Références : Outre les ouvrages déjà cités, on a utilisé le blog de Georges Coquilhat, Ma Nouvelle-Calédonie, qui fourmille de renseignements. Il utilise sa thèse de troisième cycle présentée en 1984 : La presse en Nouvelle-Calédonie au XIXe siècle, Nouméa, Société d’études historiques de la Nouvelle Calédonie.

https://gnc.jimdofree.com/la-presse-de-nouvelle-cal%C3%A9donie-au-siecle-19-these/

Notes

(1) Bertrand Tillier, La Commune de Paris, révolution sans images ?, Champ Vallon, 2004. Son ouvrage est le plus complet sur les artistes et la Commune, et m’a fourni de nombreux renseignements.

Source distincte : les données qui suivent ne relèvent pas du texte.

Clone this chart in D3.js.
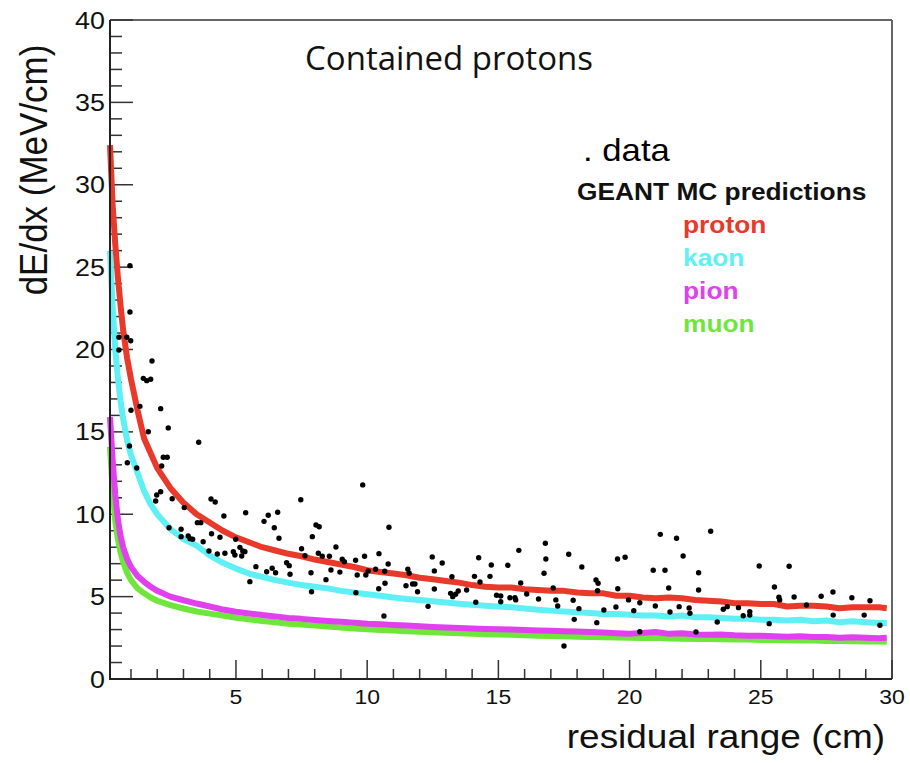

(2) Louis Barron, Sous le drapeau rouge, Albert Savine éd., 1889.

(3) On pourrait aussi citer Alphonse Lemaître, artiste peintre médaillé à des expositions parisiennes qui fournit des illustrations au Courrier illustré et à La Revue illustrée.

(4) Joannes Caton, Journal d’un déporté de la Commune à l’Île des Pins, éditions France-Empire, 1986, p.434.

(5) L’Avenir de la Nouvelle Calédonie, qui se présentait comme « un journal qui déride la population », ayant pris le parti des indigènes insurgés, vit son autorisation de paraître révoquée par arrêté du 1er avril 1879. Le Raseur, pour s’être moqué du gouverneur, est suspendu ; le dessinateur Paul Geofroy fait un dessin humoristique représentant un communard attrapé comme un poisson par une ligne par le fond du pantalon et suspendu en l’air, avec ce titre : suspendu !

(6) Georges Pisier, « Les déportés de la Commune à l’île des Pins, Nouvelle-Calédonie, 1872-1880 », Journal de la Société des Océanistes, n°31, tome 27, 1971.